La siguiente visita de Ximena al hospital comenzó como todas las demás. El olor a antiséptico, el murmullo constante de las conversaciones en los pasillos, el saludo familiar de las enfermeras. Entró en la habitación de Doña Elena con una bolsa de lichis frescos, sabiendo que eran sus favoritos. La encontró dormida, su respiración era tranquila y acompasada. Ximena se sentó en la silla junto a la cama, observando los números en el monitor de signos vitales. Todo parecía estable. Se permitió un momento de paz, un lujo poco común en su vida actual. Sin embargo, esa calma se rompió abruptamente. El monitor cardíaco emitió un pitido agudo y errático, y la línea que mostraba el pulso de Elena comenzó a dibujar picos y valles alarmantes. La saturación de oxígeno de la anciana empezó a caer en picada.
Ximena se puso de pie de un salto, sus sentidos en alerta máxima. Presionó el botón de llamada de emergencia. En menos de un minuto, una enfermera entró corriendo, seguida de cerca por el médico de guardia, un hombre de mediana edad con aire de superioridad llamado Dr. Morales.

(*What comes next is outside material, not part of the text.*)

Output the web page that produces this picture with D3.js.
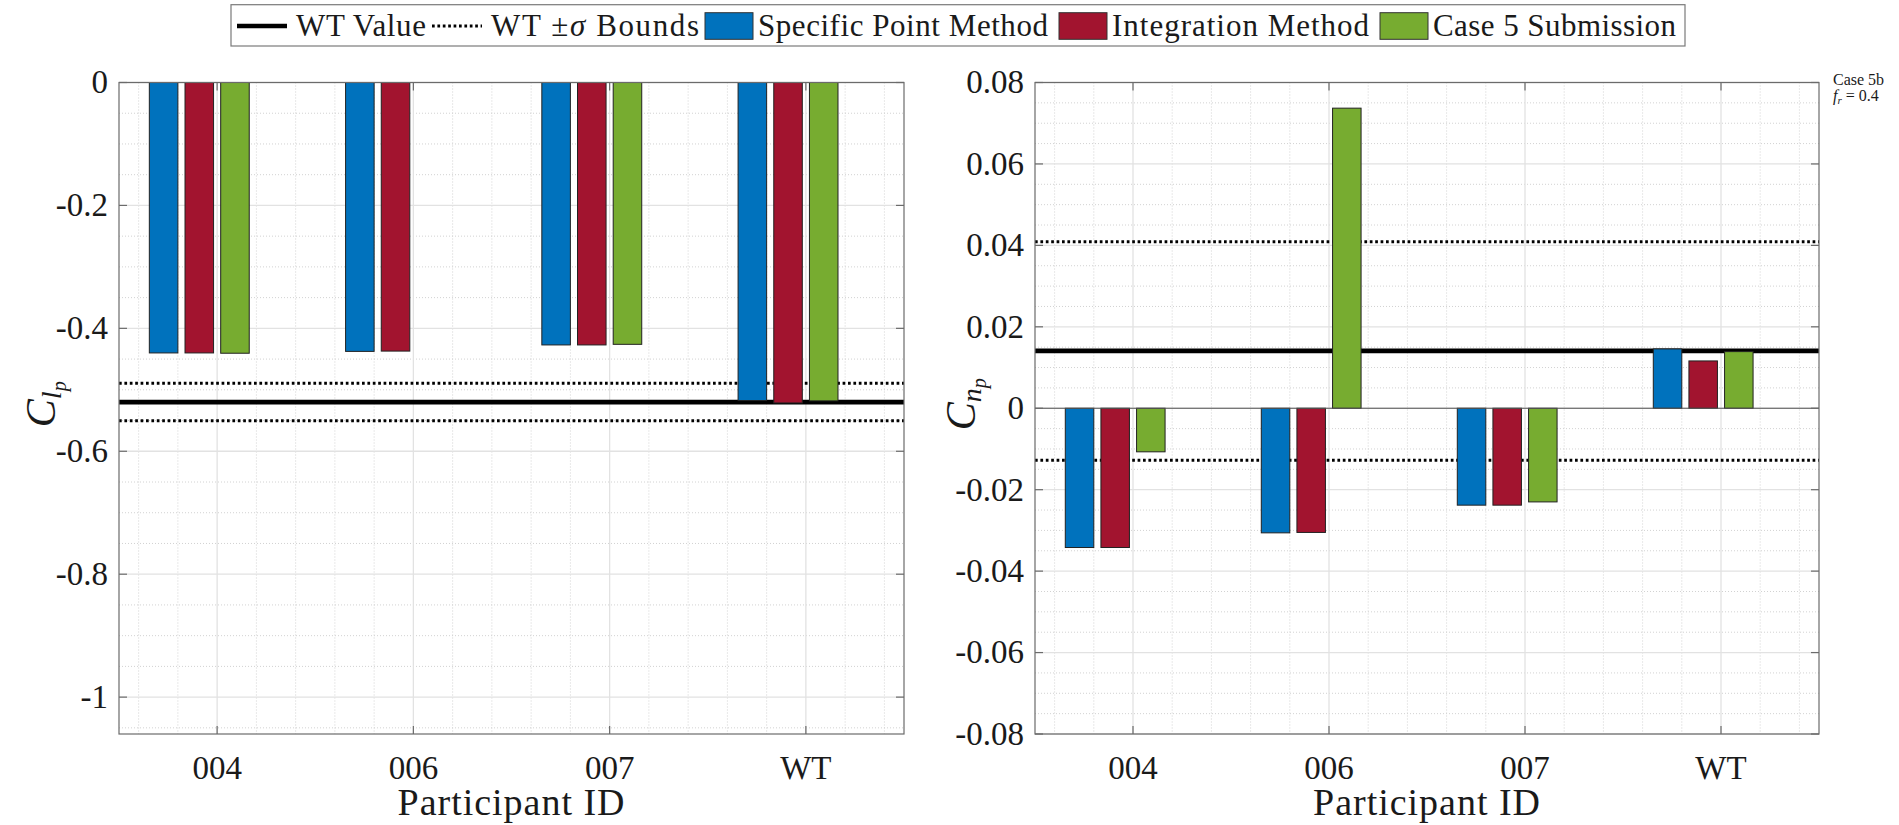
<!DOCTYPE html>
<html><head><meta charset="utf-8">
<script src="https://cdn.jsdelivr.net/npm/d3@7"></script>
<style>
body{margin:0;background:#fff}
svg{display:block}
</style>
</head><body>
<svg id="chart" width="1899" height="825"></svg>
<script>
// ---------------- data ----------------
const categories = ["004", "006", "007", "WT"];
const seriesNames = ["Specific Point Method", "Integration Method", "Case 5 Submission"];
const seriesColors = ["#0072BD", "#A2142F", "#77AC30"];
const slotNames = ["Specific Point Method", "Integration Method", "Case 5 Submission", "(empty)"];

// Left panel: C_lp
const clpSpecific    = [-0.440, -0.4375, -0.427, -0.5175];
const clpIntegration = [-0.440, -0.4370, -0.427, -0.5214];
const clpSubmission  = [-0.4405, NaN,    -0.426, -0.5180];
const clpWT = -0.520;
const clpWTBounds = [-0.4895, -0.5505];
const clpTicks = [0, -0.2, -0.4, -0.6, -0.8, -1];
const clpTickLabels = ["0", "-0.2", "-0.4", "-0.6", "-0.8", "-1"];
const clpDomain = [-1.06, 0];

// Right panel: C_np
const cnpSpecific    = [-0.0342, -0.0306, -0.0238, 0.01457];
const cnpIntegration = [-0.0342, -0.0305, -0.0238, 0.01162];
const cnpSubmission  = [-0.0107,  0.0737, -0.0230, 0.01391];
const cnpWT = 0.0141;
const cnpWTBounds = [0.0409, -0.0128];
const cnpTicks = [0.08, 0.06, 0.04, 0.02, 0, -0.02, -0.04, -0.06, -0.08];
const cnpTickLabels = ["0.08", "0.06", "0.04", "0.02", "0", "-0.02", "-0.04", "-0.06", "-0.08"];
const cnpDomain = [-0.08, 0.08];

const annotationLines = ["Case 5b", "f_r = 0.4"];

// ---------------- drawing ----------------
const FONT = "Liberation Serif";
const TXT = "#1a1a1a";
const svg = d3.select("#chart");
svg.append("rect").attr("width", 1899).attr("height", 825).attr("fill", "#fff");

const AX = "#6b6b6b";
const MAJOR_GRID = "#e2e2e2";
const MINOR_GRID = "#d2d2d2";

function txt(sel) { return sel.attr("font-family", FONT).attr("fill", TXT); }
// spread a text to a target width by letter spacing (no glyph distortion)
function fitWidth(t, target) {
  const n = t.text().length;
  const w = t.node().getComputedTextLength();
  if (n > 1) t.attr("letter-spacing", ((target - w) / (n - 1)).toFixed(2));
  return t;
}

function drawPanel(p) {
  const g = svg.append("g");
  const x = d3.scaleBand().domain(categories).range([p.x0, p.x1]);
  const nSlots = slotNames.length;
  const groupW = Math.min(0.8, nSlots / (nSlots + 1.5));
  x.paddingInner(1 - groupW).paddingOuter((1 - groupW) / 2);
  const xs = d3.scaleBand().domain(slotNames).range([0, x.bandwidth()]).paddingInner(0.2).paddingOuter(0.1);
  const xIdx = d3.scaleLinear().domain([0.5, categories.length + 0.5]).range([p.x0, p.x1]);
  const y = d3.scaleLinear().domain(p.domain).range([p.y1, p.y0]);
  const center = c => x(c) + x.bandwidth() / 2;

  // minor grid (dotted)
  const mStep = p.minorStep;
  const mLo = Math.ceil(p.domain[0] / mStep - 1e-6), mHi = Math.floor(p.domain[1] / mStep + 1e-6);
  const yMinor = d3.range(mLo, mHi + 1).filter(i => i % 4 !== 0).map(i => i * mStep);
  g.selectAll(".ymin").data(yMinor).join("line")
    .attr("x1", p.x0).attr("x2", p.x1).attr("y1", d => y(d)).attr("y2", d => y(d))
    .attr("stroke", MINOR_GRID).attr("stroke-width", 1).attr("stroke-dasharray", "1,2");
  const xMinor = d3.range(3, 5 * categories.length + 3).filter(k => k % 5 !== 0).map(k => k * 0.2);
  g.selectAll(".xmin").data(xMinor).join("line")
    .attr("x1", d => xIdx(d)).attr("x2", d => xIdx(d)).attr("y1", p.y0).attr("y2", p.y1)
    .attr("stroke", MINOR_GRID).attr("stroke-width", 1).attr("stroke-dasharray", "1,2");

  // major grid
  g.selectAll(".ymaj").data(p.ticks).join("line")
    .attr("x1", p.x0).attr("x2", p.x1).attr("y1", d => y(d)).attr("y2", d => y(d))
    .attr("stroke", MAJOR_GRID).attr("stroke-width", 1.3);
  g.selectAll(".xmaj").data(categories).join("line")
    .attr("x1", d => center(d)).attr("x2", d => center(d)).attr("y1", p.y0).attr("y2", p.y1)
    .attr("stroke", MAJOR_GRID).attr("stroke-width", 1.3);

  // WT reference lines (behind bars)
  g.selectAll(".bnd").data(p.bounds).join("line")
    .attr("x1", p.x0).attr("x2", p.x1).attr("y1", d => y(d)).attr("y2", d => y(d))
    .attr("stroke", "#000").attr("stroke-width", 3).attr("stroke-dasharray", "2.7,2.7");
  g.append("line").attr("x1", p.x0).attr("x2", p.x1).attr("y1", y(p.wt)).attr("y2", y(p.wt))
    .attr("stroke", "#000").attr("stroke-width", 4.6);

  // bars
  p.series.forEach((vals, si) => {
    g.selectAll(".bar" + si).data(categories.map((c, i) => ({ c, v: vals[i] })).filter(d => !isNaN(d.v)))
      .join("rect")
      .attr("x", d => x(d.c) + xs(slotNames[si]))
      .attr("width", xs.bandwidth())
      .attr("y", d => y(Math.max(0, d.v)))
      .attr("height", d => Math.abs(y(d.v) - y(0)))
      .attr("fill", seriesColors[si])
      .attr("stroke", "#222").attr("stroke-width", 1);
  });

  // baseline
  if (p.domain[1] > 0 && p.domain[0] < 0) {
    g.append("line").attr("x1", p.x0).attr("x2", p.x1).attr("y1", y(0)).attr("y2", y(0))
      .attr("stroke", "#555").attr("stroke-width", 1);
  }

  // box
  g.append("rect").attr("x", p.x0).attr("y", p.y0).attr("width", p.x1 - p.x0).attr("height", p.y1 - p.y0)
    .attr("fill", "none").attr("stroke", AX).attr("stroke-width", 1.2);

  // ticks (inward, mirrored)
  const tl = 8;
  g.selectAll(".ytl").data(p.ticks).join("line")
    .attr("x1", p.x0).attr("x2", p.x0 + tl).attr("y1", d => y(d)).attr("y2", d => y(d)).attr("stroke", AX).attr("stroke-width", 1.2);
  g.selectAll(".ytr").data(p.ticks).join("line")
    .attr("x1", p.x1).attr("x2", p.x1 - tl).attr("y1", d => y(d)).attr("y2", d => y(d)).attr("stroke", AX).attr("stroke-width", 1.2);
  g.selectAll(".xtb").data(categories).join("line")
    .attr("x1", d => center(d)).attr("x2", d => center(d)).attr("y1", p.y1).attr("y2", p.y1 - tl).attr("stroke", AX).attr("stroke-width", 1.2);
  g.selectAll(".xtt").data(categories).join("line")
    .attr("x1", d => center(d)).attr("x2", d => center(d)).attr("y1", p.y0).attr("y2", p.y0 + tl).attr("stroke", AX).attr("stroke-width", 1.2);

  // tick labels
  txt(g.selectAll(".ylab").data(p.ticks).join("text"))
    .attr("x", p.x0 - 11).attr("y", d => y(d)).attr("dy", "0.33em")
    .attr("text-anchor", "end").attr("font-size", 33)
    .text((d, i) => p.tickLabels[i]);
  txt(g.selectAll(".xlab").data(categories).join("text"))
    .attr("x", d => center(d)).attr("y", p.y1 + 45)
    .attr("text-anchor", "middle").attr("font-size", 33)
    .text(d => d);

  // axis title
  const xt = txt(g.append("text")).attr("x", (p.x0 + p.x1) / 2).attr("y", p.y1 + 81)
    .attr("text-anchor", "middle").attr("font-size", 38)
    .text("Participant ID");
  fitWidth(xt, 227);

  // y label  C_{sub_p}
  const yl = txt(g.append("text"))
    .attr("transform", `translate(${p.labelX},${(p.y0 + p.y1) / 2 - 4}) rotate(-90)`)
    .attr("text-anchor", "middle");
  yl.append("tspan").attr("font-style", "italic").attr("font-size", 42).text("C");
  yl.append("tspan").attr("font-style", "italic").attr("font-size", 28).attr("dy", 6).text(p.sub);
  yl.append("tspan").attr("font-style", "italic").attr("font-size", 20).attr("dy", 5).text("p");
}

const axTop = 82.5, axBottom = 734;
drawPanel({
  x0: 119, x1: 904, y0: axTop, y1: axBottom, domain: clpDomain, ticks: clpTicks, tickLabels: clpTickLabels,
  minorStep: 0.05, series: [clpSpecific, clpIntegration, clpSubmission], wt: clpWT, bounds: clpWTBounds,
  sub: "l", labelX: 55
});
drawPanel({
  x0: 1035, x1: 1819, y0: axTop, y1: axBottom, domain: cnpDomain, ticks: cnpTicks, tickLabels: cnpTickLabels,
  minorStep: 0.005, series: [cnpSpecific, cnpIntegration, cnpSubmission], wt: cnpWT, bounds: cnpWTBounds,
  sub: "n", labelX: 975
});

// annotation (top right)
const ann = svg.append("g");
txt(ann.append("text")).attr("font-size", 16).attr("x", 1833).attr("y", 85).text(annotationLines[0]);
const a2 = txt(ann.append("text")).attr("font-size", 16).attr("x", 1833).attr("y", 101);
a2.append("tspan").attr("font-style", "italic").text("f");
a2.append("tspan").attr("font-style", "italic").attr("font-size", 11).attr("dy", 3).text("r");
a2.append("tspan").attr("dy", -3).text(" = 0.4");

// ---------------- legend ----------------
const legendItems = [
  { kind: "line", label: "WT Value", dash: null },
  { kind: "line", label: "WT \u00B1\u03C3 Bounds", dash: "2.7,2.7" },
  { kind: "patch", label: seriesNames[0], color: seriesColors[0] },
  { kind: "patch", label: seriesNames[1], color: seriesColors[1] },
  { kind: "patch", label: seriesNames[2], color: seriesColors[2] }
];
const legendTextWidths = [130, 208, 290, 257, 243];
const lg = svg.append("g");
const lgBox = lg.append("rect").attr("y", 4.7).attr("height", 41.3).attr("fill", "#fff")
  .attr("stroke", "#7a7a7a").attr("stroke-width", 1.2);
let cx = 237;
const cy = 26;
legendItems.forEach((it, i) => {
  if (it.kind === "line") {
    lg.append("line").attr("x1", cx).attr("x2", cx + 50).attr("y1", cy).attr("y2", cy)
      .attr("stroke", "#000").attr("stroke-width", it.dash ? 3 : 4.6)
      .attr("stroke-dasharray", it.dash);
    cx += 50 + 9;
  } else {
    lg.append("rect").attr("x", cx).attr("y", 12.7).attr("width", 48).attr("height", 26.6)
      .attr("fill", it.color).attr("stroke", "#333").attr("stroke-width", 1);
    cx += 48 + 5;
  }
  const t = txt(lg.append("text")).attr("x", cx).attr("y", cy).attr("dy", "0.33em").attr("font-size", 31);
  if (i === 1) {
    t.append("tspan").text("WT \u00B1");
    t.append("tspan").attr("font-style", "italic").text("\u03C3");
    t.append("tspan").text(" Bounds");
  } else {
    t.text(it.label);
  }
  fitWidth(t, legendTextWidths[i]);
  cx += legendTextWidths[i] + (it.kind === "line" ? 6 : 11);
});
lgBox.attr("x", 231).attr("width", cx - 11 + 9 - 231);
</script>
</body></html>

—¿Qué sucede aquí? —preguntó el doctor, mirando los monitores con el ceño fruncido.
—Es una arritmia severa, su presión está cayendo y no responde —informó Ximena, su voz era un témpano de calma en medio de la creciente crisis.
El Dr. Morales la miró con condescendencia. —¿Y usted es?
—Soy su nieta. Estaba aquí cuando empezó.